Tolson, at the time commanding general at Bragg, picked the initial two counties for their proximity as well as for their poverty. Immediately south of Bragg, Hoke County has only two doctors (both in private practice) for 16,436 people--compared with a national ratio of 1 to 650--one dentist and a tuberculosis rate four times higher than the state average. More than half its residents are either black or Lumbee Indian. Anson County, some 60 miles to the west, is only slightly better off medically.

"I Am a Rat." Among the first nation menders into Hoke County were a doctor, Captain George Reavell, and five medics, including Green Beret Master Sergeant Jesse Black, a career soldier with 19 years in the service, including four in Viet Nam. The ground rules were strict: the medics could not act as doctors, even though Special Forces medics are so highly trained that they can perform amputations. All medical equipment was supplied by state, local and private agencies.

While the other medics usually remain in the health center assisting Reavell and the clinic's one county-supplied nurse, Black roams the back country roads as a "point man," watching for telltale signs of sickness, lecturing families on how to guard against hookworm, which afflicts some 30% of Hoke's children, and distributing health pamphlets. "I am a rat, I am your enemy, I carry germs that make people sick," begins one. There are others on prenatal care, family planning and hygiene.

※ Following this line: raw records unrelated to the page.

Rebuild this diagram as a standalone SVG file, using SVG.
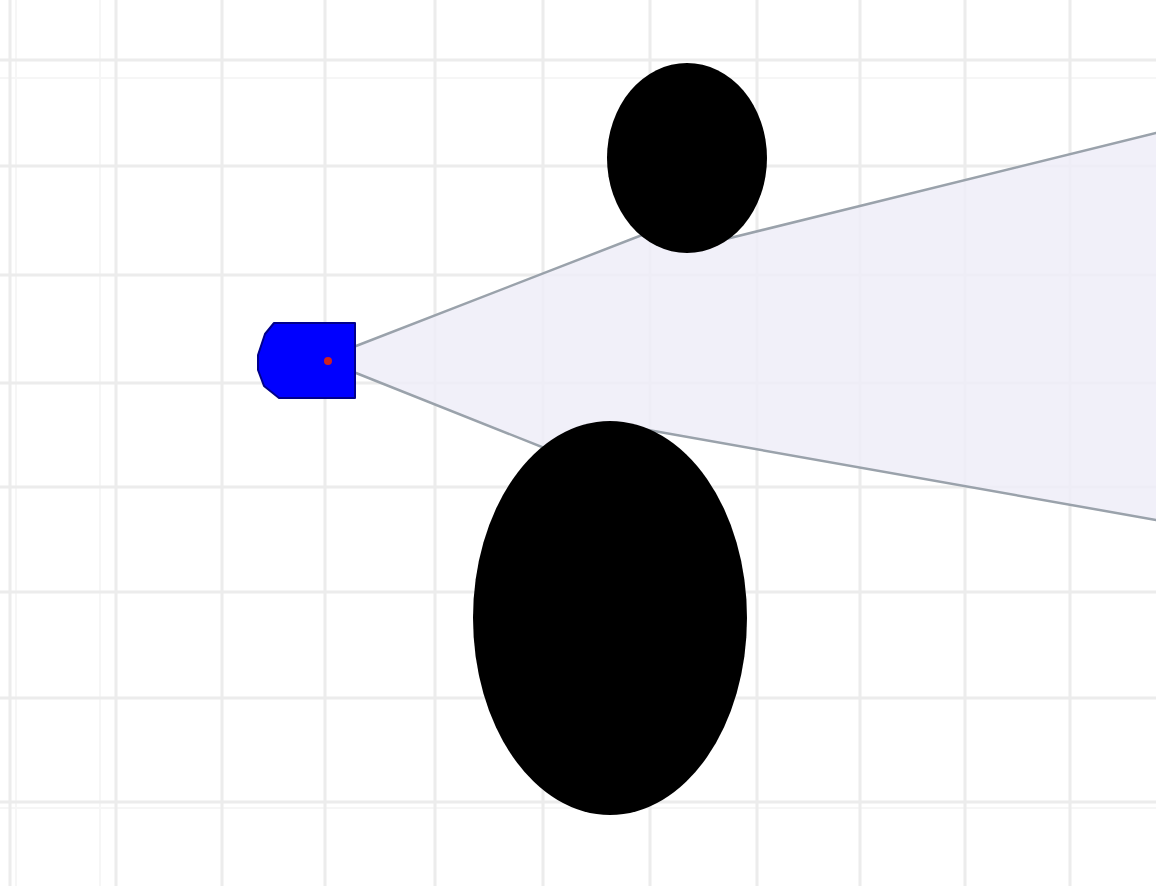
<svg xmlns="http://www.w3.org/2000/svg" width="1156" height="886" viewBox="0 0 1156 886">
<style>
.g{stroke:#ececec;stroke-width:3;fill:none}
.gf{stroke:#f6f6f6;stroke-width:2;fill:none}
.edge{stroke:#9aa2ab;stroke-width:2.5;fill:none;stroke-linecap:round}
.obs{fill:#000000}
</style>
<rect x="0" y="0" width="1156" height="886" fill="#ffffff"/>
<g id="grid">
<path class="gf" d="M0 78H1156M0 808H1156M100 0V886M16 0V886"/>
<path class="g" d="M0 60H1156M0 166H1156M0 275H1156M0 383H1156M0 487H1156M0 592H1156M0 698H1156M0 802H1156"/>
<path class="g" d="M10 0V886M116 0V886M222 0V886M325 0V886M435 0V886M543 0V886M650 0V886M757 0V886M860 0V886M965 0V886M1070 0V886"/>
</g>
<g id="scan">
<polygon points="356,346 655,230 688,236 725,239 1156,133 1156,520 620,425 590,430 560,454 356,373" fill="#eeedf8" fill-opacity="0.85"/>
<path class="edge" d="M356 346L655 230M722 240L1156 133M356 373L562 455M620 425L1156 520"/>
</g>
<g id="obstacle-top"><ellipse class="obs" cx="687" cy="158" rx="80" ry="95"/></g>
<g id="obstacle-bottom"><ellipse class="obs" cx="610" cy="618" rx="137" ry="197"/></g>
<g id="robot">
<polygon points="274,323 355,323 355,398 279,398 264,386 258,370 258,355 265,334" fill="#0000ff" stroke="#00008b" stroke-width="2" stroke-linejoin="round"/>
<circle cx="328" cy="361" r="4" fill="#cc2222"/>
</g>
</svg>
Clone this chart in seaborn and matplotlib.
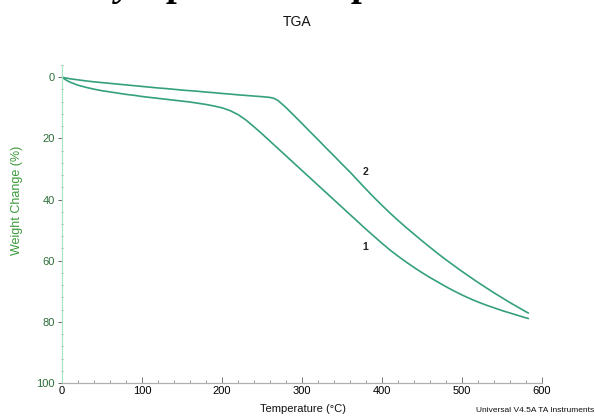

When he returns, Black discusses the cases he has seen with Reavell, who then decides whether treatment seems warranted. Reavell is the spark plug of the health center program. His practice runs the gamut of public health care --TB skin tests, immunizations, preschool exams, impetigo, cuts, prenatal care, venereal disease, chest X rays and family planning.

Socialized Medicine? Like their counterparts in Hoke, the two medics in Anson County do not prescribe drugs, but assist the nurses in whatever needs to be done--blood tests, immunizations, urinalyses, paper work. The remaining twelve members of the unit work at a variety of different tasks, clearing out clogged, mosquito-infested ditches, repairing dilapidated public buildings and teaching gym classes in the local schools.

Response to the Green Berets in Hoke and Anson has been more than favorable; to the residents and their hard-pressed medical and school personnel, the military presence has been wholly benevolent. Says Dr. Riley Jordan, one of Hoke's two private physicians: "They are serving a tremendous local need. A lot of people are being seen who wouldn't otherwise be seen."

The success of the projects has also converted some reluctant Berets. One was Lieut. Colonel Bill Robinson, a tough man who was operations officer for the Son Tay prison-camp raid into North Viet Nam. He admits that he was dead set against turning his troopers into community helpers, but has come round to see that "with this civic action thing, we're just using our talents in a different way."

The question now is whether the Army will make the Bragg initiative a nationwide program. At the moment the Department of Defense is fretting over the potential for trouble if it gives the experiment its official blessing. Will the American Medical Association cry "socialized medicine"? Will contractors and laborers complain that the program is taking jobs away from them?

The program has the backing of Army Chief of Staff William Westmoreland; an overall evaluation has been scheduled for this July. Perhaps more significantly, two more Green Beret teams were sent out in the field last month, this time crossing state borders. One twelve-man team is currently in the hamlet of Glenn Springs, S.C., 13 miles southeast of Spartanburg; and a 26-man unit is running a project at Lame Deer on the Tongue River Indian Reservation, home of the Northern Cheyenne, in Montana.